A winning start yet in search of winning tactics
Bangladesh football team apparently had a hidden pressure to get off to a winning start in the SAFF Championship and the charges of interim coach Oscar Bruzon did it after switching to a brand of possession-based football from a defensive one.
It is not that the footballers are new to possession-based football rather they once adapted well to such playing style under Dutch coach Lodewijk De Kruif before they switched to a counter-attacking version while prioritising a solid back-line under British coach Jamie Day.
Nevertheless, the boys in red and green did look a bit nervous initially against Sri Lanka, who are ranked 205th and 16 places behind Bangladesh in FIFA ranking but the charges of Bruzon gained control of the midfield as the match progressed.
Even though Bangladesh had 58 percent of ball possession, during which they strung 15 to 20 short passes on several occasions, they couldn't destabilise the Sri Lankan backline, unlike how Maldives treated Nepal in the second game of the tournament.
Now, the question is how far can Bangladesh progress in the tournament with such an approach – possession without penetration -- against comparatively stronger sides like India, Maldives and Nepal.
"Sri Lanka played a high-defence, so it was really tough to penetrate them in their half to create scoring opportunities," said match-winner Tapu Barman, who yesterday had a full rest at the Turf Ground due to a minor ankle problem.

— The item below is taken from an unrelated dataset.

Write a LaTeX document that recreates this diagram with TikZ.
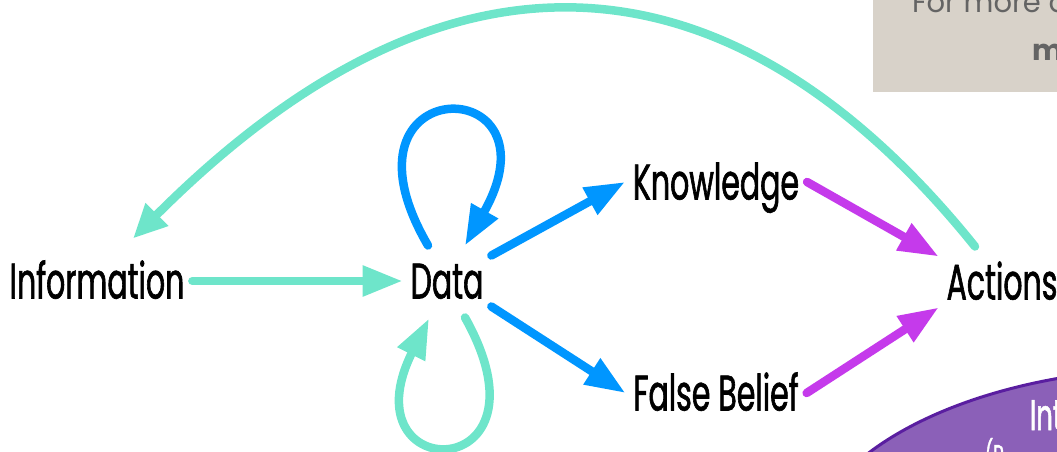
\documentclass[tikz,border=0pt]{standalone}
\usepackage{fontspec}
\usepackage{xcolor}
\usetikzlibrary{arrows.meta}
\newfontfamily\labelfont{Poppins}[FakeStretch=0.6, FakeBold=1.2]
\newfontfamily\notefont{Poppins}
\definecolor{flowteal}{RGB}{110,229,202}
\definecolor{flowblue}{RGB}{0,150,255}
\definecolor{flowpink}{RGB}{197,58,235}
\definecolor{notegray}{RGB}{216,210,201}
\definecolor{notetext}{RGB}{100,100,100}
\definecolor{blobfill}{RGB}{139,96,184}
\definecolor{blobline}{RGB}{90,30,160}
\tikzset{
    term/.style={font=\labelfont\fontsize{50}{50}\selectfont, inner sep=0pt, outer sep=8pt, text height=35pt, text depth=0pt},
    flow/.style={line width=8.5pt, line cap=round, -{Triangle[length=40pt, width=29pt]}},
    note/.style={font=\notefont\fontsize{29}{29}\selectfont, text=notetext, inner sep=0pt, outer sep=0pt, anchor=base west}
}

\begin{document}
\begin{tikzpicture}[x=1pt, y=-1pt]
    \useasboundingbox (0,0) rectangle (1057,452);
    % side panels, cut by the frame
    \fill[notegray] (873,0) rectangle (1100,92);
    \node[note] (more) at (912,13) {For more d};
    \node[note, font=\notefont\bfseries\fontsize{29}{29}\selectfont] (link) at (1032,61) {m};
    \filldraw[fill=blobfill, draw=blobline, line width=3pt] (1180,560) ellipse [x radius=375, y radius=192];
    \node[note, text=white, font=\labelfont\fontsize{43}{43}\selectfont] (blob) at (1030,430) {Int};
    \node[note, text=white, font=\labelfont\fontsize{30}{30}\selectfont] (blobsub) at (985,466) {(P};

    \node[term] (info) at (97,281) {Information};
    \node[term] (data) at (447,281) {Data};
    \node[term] (know) at (716,182) {Knowledge};
    \node[term] (fb) at (716,393) {False Belief};
    \node[term] (act) at (1002,282) {Actions};

    \draw[flow, flowteal] (info) -- (data);
    \draw[flow, flowblue] (data.north east) -- (know.west);
    \draw[flow, flowblue] (data.south east) -- (fb.west);
    \draw[flow, flowpink] (know.east) -- (act.north west);
    \draw[flow, flowpink] (fb.east) -- (act.south west);
    % loops on data
    \draw[flow, flowblue] ([shift={(-19,-10)}]data.north) .. controls (325,69) and (565,69) .. ([shift={(18,-10)}]data.north);
    \draw[flow, flowteal] ([shift={(18,11)}]data.south) .. controls (560,487) and (345,487) .. ([shift={(-18,12)}]data.south);
    % back to information
    \draw[flow, flowteal, -{Triangle[length=34pt, width=30pt]}] ([shift={(-27,-10)}]act.north) .. controls (754,-28) and (473,-102) .. ([shift={(36,-17)}]info.north);
\end{tikzpicture}
\end{document}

"Look, in the second half, we played better football compared to the first," said the centre-back.
Midfielder Mohammad Ibrahim believes the players need some time to adjust with the playing style.
"The players who have already worked with Bruzon, have good understanding with the coach but the rest of the players need some time," said Ibrahim.
"It's not that only forwards will score in total football. You will see some time that the midfielders and wingers also score goals but to be honest, the coach hasn't gotten much time to work on the finishing aspect."
The Bashundhara winger wants to continue playing the same way in the upcoming matches.
"We've proved yesterday that we can play possession football but we have to improve it day by day. I think we have to increase communication among the forwards, and then the next matches will be easier for us," believes Ibrahim, who played in the midfield instead of his usual wing position.
Ibrahim seemed optimistic about solving the scoring issue.
"You saw how many chances we created against Sri Lanka which we never did in the past matches. As we have started playing open football, the scoring problem will be gradually solved, I believe."
Regardless of what Ibrahim believes about the solution of the scoring problem upfront, Bangladesh are definitely going to face an uphill task while attempting to penetrate the backlines of India, Maldives and Nepal, as all three opponents are superior to Bangladesh in terms of skill, technique and tactics and, of course, FIFA ranking.